OKRs (Objectives and Key Results) are very popular nowadays for tracking work to actual outcomes. The Key Results are designed to connect to leading and lagging indicators. But if you are testing a hypothesis, are you always proving you are right?
When metrics are called ‘success factors’ that’s a red flag for me that the group is closed to the possibility of being wrong. Success factors assume that if you are doing your job the metrics will be stellar.
Most organizations have performance tied to pay (don’t get me started) and people are incentivized to do whatever it takes to show that they met or exceeded their success metrics. If that’s my incentive, I’ll never show when I’m wrong.

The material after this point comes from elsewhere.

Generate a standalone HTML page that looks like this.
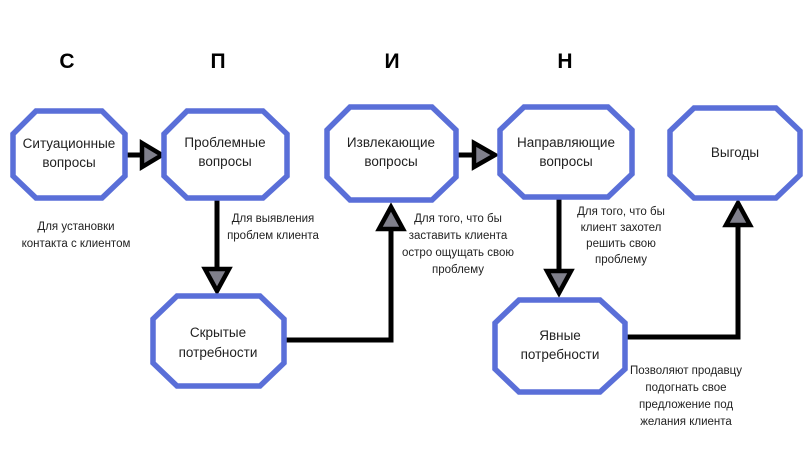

Companies talk about “failing fast” and “celebrating failure”, but rarely are they willing to commit to metrics that will show them failing. More on the Fallacy of Failure here.
An executive once told me “With the rosy metrics that people come in here with I would think this company is prospering, but we’re not.” Where’s the disconnect?
When I coach organizations to define metrics that matter, I challenge them on how they will know when they’re wrong. That’s the metric that means something. That’s a metric that you can use to drive decisions. Define your thresholds before you get emotionally invested in the solution.